## WHAT IS EXPECTED
Leaving out every picture, retype the lines below from the top through the one that contains "const yTicks = [70,75,80,85,90,95,100];".

## RAW DATA
## Start
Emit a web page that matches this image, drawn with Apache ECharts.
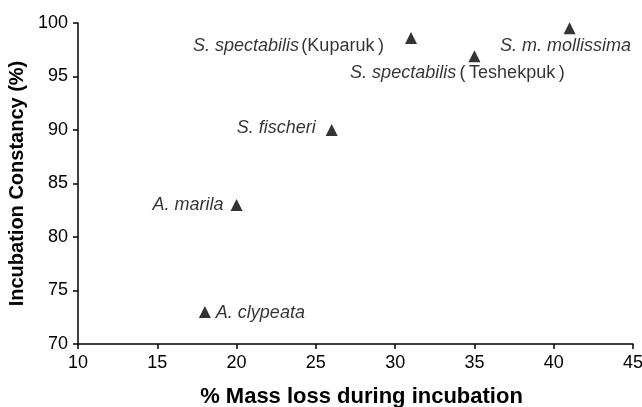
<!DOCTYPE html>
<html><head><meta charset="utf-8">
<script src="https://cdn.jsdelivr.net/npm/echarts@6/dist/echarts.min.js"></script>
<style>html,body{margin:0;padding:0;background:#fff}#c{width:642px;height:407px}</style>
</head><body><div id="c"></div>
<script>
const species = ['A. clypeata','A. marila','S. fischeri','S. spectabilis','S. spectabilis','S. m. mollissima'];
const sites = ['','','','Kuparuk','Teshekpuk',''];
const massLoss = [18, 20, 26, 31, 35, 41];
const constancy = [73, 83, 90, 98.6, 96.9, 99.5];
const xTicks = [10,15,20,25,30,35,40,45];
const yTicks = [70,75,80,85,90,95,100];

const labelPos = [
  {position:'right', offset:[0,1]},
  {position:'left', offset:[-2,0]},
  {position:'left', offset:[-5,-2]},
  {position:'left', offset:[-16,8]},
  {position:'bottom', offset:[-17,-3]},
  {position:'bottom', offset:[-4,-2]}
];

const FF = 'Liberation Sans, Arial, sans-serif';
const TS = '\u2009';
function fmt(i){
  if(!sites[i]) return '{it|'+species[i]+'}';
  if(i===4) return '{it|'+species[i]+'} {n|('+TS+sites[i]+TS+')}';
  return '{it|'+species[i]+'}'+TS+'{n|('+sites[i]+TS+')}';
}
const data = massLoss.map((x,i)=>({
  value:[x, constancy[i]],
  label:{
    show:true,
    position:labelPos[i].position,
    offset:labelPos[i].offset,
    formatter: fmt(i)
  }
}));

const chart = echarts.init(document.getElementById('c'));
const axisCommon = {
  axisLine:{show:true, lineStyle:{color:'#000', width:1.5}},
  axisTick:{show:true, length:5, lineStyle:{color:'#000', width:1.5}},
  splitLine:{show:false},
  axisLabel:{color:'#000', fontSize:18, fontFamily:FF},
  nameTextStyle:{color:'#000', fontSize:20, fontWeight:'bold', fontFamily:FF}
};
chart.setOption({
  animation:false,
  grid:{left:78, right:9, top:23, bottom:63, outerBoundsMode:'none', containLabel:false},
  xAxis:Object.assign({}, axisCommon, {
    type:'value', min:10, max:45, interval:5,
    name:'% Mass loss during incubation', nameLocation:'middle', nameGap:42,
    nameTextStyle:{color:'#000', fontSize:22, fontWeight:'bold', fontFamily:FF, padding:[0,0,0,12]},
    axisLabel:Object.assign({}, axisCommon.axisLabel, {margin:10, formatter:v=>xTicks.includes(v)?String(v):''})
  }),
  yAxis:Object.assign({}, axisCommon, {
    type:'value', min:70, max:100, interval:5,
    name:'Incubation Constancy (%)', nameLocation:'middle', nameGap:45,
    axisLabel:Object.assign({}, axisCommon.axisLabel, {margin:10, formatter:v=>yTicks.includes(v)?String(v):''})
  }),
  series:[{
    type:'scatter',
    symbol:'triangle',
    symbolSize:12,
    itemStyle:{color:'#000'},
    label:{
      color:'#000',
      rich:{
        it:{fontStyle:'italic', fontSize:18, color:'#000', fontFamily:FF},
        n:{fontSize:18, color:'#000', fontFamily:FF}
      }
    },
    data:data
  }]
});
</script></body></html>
## End
## FINAL RESULT
Emit a web page that matches this image, drawn with Apache ECharts.
<!DOCTYPE html>
<html><head><meta charset="utf-8">
<script src="https://cdn.jsdelivr.net/npm/echarts@6/dist/echarts.min.js"></script>
<style>html,body{margin:0;padding:0;background:#fff}#c{width:642px;height:407px}</style>
</head><body><div id="c"></div>
<script>
const species = ['A. clypeata','A. marila','S. fischeri','S. spectabilis','S. spectabilis','S. m. mollissima'];
const sites = ['','','','Kuparuk','Teshekpuk',''];
const massLoss = [18, 20, 26, 31, 35, 41];
const constancy = [73, 83, 90, 98.6, 96.9, 99.5];
const xTicks = [10,15,20,25,30,35,40,45];
const yTicks = [70,75,80,85,90,95,100];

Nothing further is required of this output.